Sous les encouragements des bergers, une grande houle de laine blanche envahit les Champs-Elysées. Sur son cheval blanc, Henri IV, le roi venu du Béarn qui légua aux Français la fameuse « poule au pot » -version post-Renaissance de la souveraineté alimentaire-, conduit la parade.
Flûtes et chants polyphoniques accompagnent les bêtes, suivis d'attelages de solides vaches montagnardes et d'anciens chariots où quelques brebis ont droit à une tonte précoce.
Jules, 8 ans, est épaté. Il est venu avec sa mère voir « d'où sort le lait » qui permet de fabriquer son fromage préféré. Kahina, 40 ans, a elle amené ses filles, en hommage à un grand-père berger en Kabylie, qui « a peiné toute sa vie dans la montagne pour envoyer ses enfants à l'école ».
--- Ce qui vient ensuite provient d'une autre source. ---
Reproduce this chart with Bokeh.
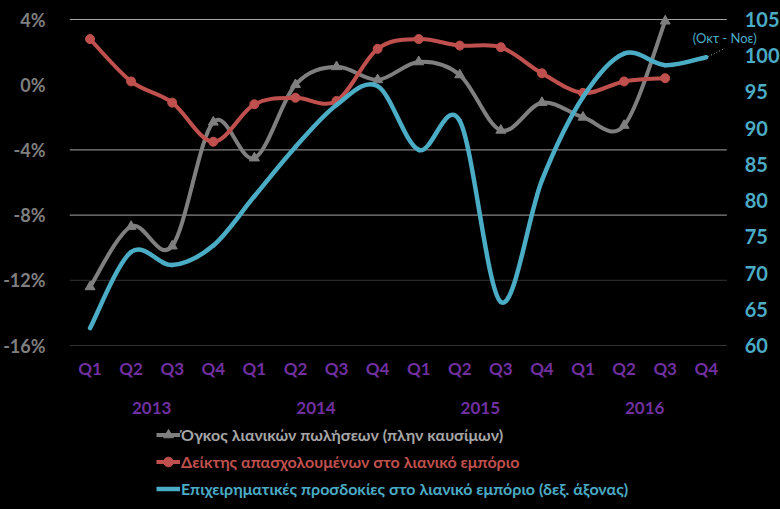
import numpy as np
from bokeh.plotting import figure
from bokeh.models import Range1d, FixedTicker, Legend, LegendItem, Label
from bokeh.embed import file_html
from bokeh.resources import INLINE
from bokeh.core.properties import value

# ---------------- data ----------------
quarters = ["Q1", "Q2", "Q3", "Q4"] * 4
years = ["2013", "2014", "2015", "2016"]
volume = [-12.4, -8.7, -9.9, -2.3, -4.5, 0.0, 1.1, 0.3, 1.4, 0.6, -2.8, -1.1, -2.0, -2.5, 3.9, None]
employment = [2.8, 0.2, -1.1, -3.5, -1.2, -0.8, -1.0, 2.2, 2.8, 2.4, 2.3, 0.7, -0.5, 0.2, 0.4, None]
expectations = [62.4, 72.9, 71.1, 73.8, 80.6, 87.4, 93.2, 95.8, 87.0, 91.0, 66.0, 82.8, 94.3, 100.3, 98.7, 99.8]
left_ticks = [-16, -12, -8, -4, 0, 4]
right_ticks = [60, 65, 70, 75, 80, 85, 90, 95, 100, 105]
series_names = [
    "Όγκος λιανικών πωλήσεων (πλην καυσίμων)",
    "Δείκτης απασχολουμένων στο λιανικό εμπόριο",
    "Επιχειρηματικές προσδοκίες στο λιανικό εμπόριο (δεξ. άξονας)",
]
note_text = "(Οκτ - Νοε)"

GREY = "#7f7f7f"
RED = "#c0504d"
BLUE = "#4bacc6"
PURPLE = "#7030a0"
FONT = "Lato"

x = list(range(len(quarters)))
n = len(quarters)

# ---------------- layout (pixels) ----------------
W, H = 780, 509
LEFT, TOP = 65, 19                 # position of the value area inside the canvas
PLOT_W, PLOT_H = 661, 326          # category area / value area
unit_x = PLOT_W / n
lmin, lmax = left_ticks[0], left_ticks[-1]
rmin, rmax = right_ticks[0], right_ticks[-1]
unit_l = PLOT_H / (lmax - lmin)
unit_r = PLOT_H / (rmax - rmin)
x_end = -0.5 + (W - LEFT) / unit_x
l_top = lmax + TOP / unit_l
l_bot = lmax - (H - TOP) / unit_l
r_top = rmax + TOP / unit_r
r_bot = rmax - (H - TOP) / unit_r


def y_at(px):  # left-axis value at a screen row
    return lmax - (px - TOP) / unit_l


p = figure(width=W, height=H, output_backend="svg", toolbar_location=None,
           x_range=Range1d(-0.5, x_end), y_range=Range1d(l_bot, l_top),
           x_axis_location=None,
           min_border_left=LEFT, min_border_right=0, min_border_top=0, min_border_bottom=0,
           background_fill_color="black", border_fill_color="black")
p.outline_line_color = None
p.xgrid.visible = False
p.ygrid.visible = False
p.extra_y_ranges = {"right": Range1d(r_bot, r_top)}

# gridlines (only across the category area)
grid_ticks = [t for t in left_ticks if t != 0]
grid_cols = ["#a6a6a6" if t > -10 else "#333333" for t in grid_ticks]
p.segment(x0=[-0.5] * len(grid_ticks), x1=[n - 0.5] * len(grid_ticks), y0=grid_ticks, y1=grid_ticks,
          line_color=grid_cols, line_width=1)

# left axis
la = p.yaxis[0]
la.ticker = FixedTicker(ticks=left_ticks)
la.bounds = (lmin, lmax)
la.major_label_overrides = {t: f"{t}%" for t in left_ticks}
la.axis_line_color = None
la.major_tick_line_color = None
la.minor_tick_line_color = None
la.major_label_text_color = GREY
la.major_label_text_font = FONT
la.major_label_text_font_style = "bold"
la.major_label_text_font_size = "18px"
la.major_label_standoff = 18

# right axis labels
p.text(x=[n - 0.5 + 18 / unit_x] * len(right_ticks), y=right_ticks, text=[str(t) for t in right_ticks],
       y_range_name="right", text_color=BLUE, text_font=value(FONT), text_font_style="bold",
       text_font_size="20px", text_align="left", text_baseline="middle")

# quarter labels
p.text(x=x, y=[y_at(368)] * n, text=quarters, text_color=PURPLE, text_font=value(FONT),
       text_font_style="bold", text_font_size="17px", text_align="center", text_baseline="middle")
# year labels
year_x = [1.5 + 4 * i for i in range(len(years))]
p.text(x=year_x, y=[y_at(407)] * len(years), text=years, text_color=PURPLE, text_font=value(FONT),
       text_font_style="bold", text_font_size="17px", text_align="center", text_baseline="middle")


def smooth(xs, ys):
    pts = [(a, b) for a, b in zip(xs, ys) if b is not None]
    m = len(pts)
    P = np.array(pts, dtype=float)
    out = {k: [] for k in ["x0", "y0", "x1", "y1", "cx0", "cy0", "cx1", "cy1"]}
    for i in range(m - 1):
        p0 = P[max(i - 1, 0)]
        p1 = P[i]
        p2 = P[i + 1]
        p3 = P[min(i + 2, m - 1)]
        c1 = p1 + (p2 - p0) / 6.0
        c2 = p2 - (p3 - p1) / 6.0
        out["x0"].append(p1[0]); out["y0"].append(p1[1])
        out["x1"].append(p2[0]); out["y1"].append(p2[1])
        out["cx0"].append(c1[0]); out["cy0"].append(c1[1])
        out["cx1"].append(c2[0]); out["cy1"].append(c2[1])
    return out


def clean(xs, ys):
    xx = [a for a, b in zip(xs, ys) if b is not None]
    yy = [b for b in ys if b is not None]
    return xx, yy


nan = float("nan")

# grey: volume
b = smooth(x, volume)
p.bezier(line_color=GREY, line_width=4, line_cap="round", **b)
vx, vy = clean(x, volume)
p.scatter(vx, vy, marker="triangle", size=10, color=GREY)
l1 = p.line([nan], [nan], line_color=GREY, line_width=4)
m1 = p.scatter([nan], [nan], marker="triangle", size=9, color=GREY)

# red: employment
b = smooth(x, employment)
p.bezier(line_color=RED, line_width=4, line_cap="round", **b)
ex, ey = clean(x, employment)
p.scatter(ex, ey, marker="circle", size=9, color=RED)
l2 = p.line([nan], [nan], line_color=RED, line_width=4)
m2 = p.scatter([nan], [nan], marker="circle", size=8, color=RED)

# blue: expectations (right axis)
b = smooth(x, expectations)
p.bezier(line_color=BLUE, line_width=4.5, line_cap="round", y_range_name="right", **b)
l3 = p.line([nan], [nan], line_color=BLUE, line_width=4.5)

# annotation leader + text
p.segment(x0=[x[-1] + 0.05], y0=[expectations[-1] + 0.1], x1=[x[-1] + 0.45], y1=[expectations[-1] + 1.2],
          line_color="#a6a6a6", line_width=1, line_dash="1 2", y_range_name="right")
p.add_layout(Label(x=x[-1] + 0.45, y=expectations[-1] + 2.6, y_range_name="right", text=note_text,
                   text_color=BLUE, text_font=FONT, text_font_size="13px",
                   text_align="center", text_baseline="middle"))

# legends (one per series, so each text keeps its series colour)
legend_specs = [([l1, m1], series_names[0], "#a6a6a6", 434),
                ([l2, m2], series_names[1], RED, 461),
                ([l3], series_names[2], BLUE, 488)]
for rends, name, col, cy in legend_specs:
    leg = Legend(items=[LegendItem(label=name, renderers=rends)],
                 location=(152 - LEFT, H - cy - 13.5),
                 background_fill_alpha=0, border_line_color=None, padding=0, margin=0,
                 glyph_width=24, glyph_height=27, label_standoff=1, label_height=27,
                 label_text_color=col, label_text_font=FONT, label_text_font_size="16px",
                 label_text_font_style="bold")
    p.add_layout(leg, "center")

html = file_html(p, INLINE)
html = html.replace("<body>", '<body style="background-color:#000000;">', 1)
html = html.replace("</head>", "<style>html, body { background-color: #000000; }</style></head>", 1)
open("out.html", "w").write(html)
Cette « folie béarnaise » est l'idée d'un homme: Jacques Pédehontaà, maire de la petite commune rurale de Laàs, à 50 km de Pau, et ardent défenseur d'une « ruralité positive ».
« Au-delà du pays »
Il explique avoir voulu porter une « image de réconciliation » entre « la France des campagnes et la France des villes, qui se comprennent de moins en moins » alors qu'elles « ont besoin » l'une de l'autre.
Avec ses voisins italiens et espagnols notamment, il plaide pour faire entrer la transhumance, littéralement le voyage « au-delà du pays », au patrimoine immatériel de l'Unesco. « C'est 7 000 ans d'histoire », celle de l'homme et de « la montagne qu'il entretient », d'un « élevage extensif qui donne un fromage au goût incomparable » et d'une « identité forte » qu'il veut préserver.
Des vallées béarnaises d'Ossau, Aspe et Barétous, il est venu avec 13 des plus vieux bergers et 13 jeunes bergères, fier d'un renouvellement des générations qui féminise un métier resté longtemps le seul domaine des hommes.
Dans les années 1990, le durcissement des normes européennes imposées aux fromageries a conduit à moderniser les « cabanes d'estives » - ou « cuyalaa » en béarnais - où vivent de juin à octobre les bergers, perchés à plus de 1.200 mètres.
« L'eau et l'électricité - avec des panneaux solaires - sont arrivées, les cabanes sont devenues bien plus confortables », explique Corinne Baylocq, 40 ans, qui transhume avec mari, enfants et leurs 300 brebis.
Les premiers mois sont les plus rudes, avec deux traites par jour et la fabrication du fromage - qui sera vendu en circuit court dans la vallée - puis « la lactation des brebis diminue et on peut profiter de la montagne », raconte-t-elle.
Sur le podium installé au milieu de l'avenue, le vieux Julien se réjouit: « 30% des bergers sont aujourd'hui des bergères, jeunes ».
« Ne nous laissez pas tomber »
D'une voix qui roule, pleine des cailloux de sa montagne, il harangue la foule parisienne: « Chaque fois qu'une ferme disparaît, c'est une maison en moins dans le village, une école qui ferme, des services publics qui disparaissent. Ne nous laissez pas tomber, ce seront peut-être vos enfants qui nous rejoindront ! ».
Emu, il passe le micro à une voisine italienne, Francesca, qui vient rappeler que « la transhumance, c'est un exemple de paix entre les peuples », une vieille solidarité « importante, surtout aujourd'hui », insiste-t-elle, sans toutefois évoquer la guerre en Ukraine, dans toutes les têtes.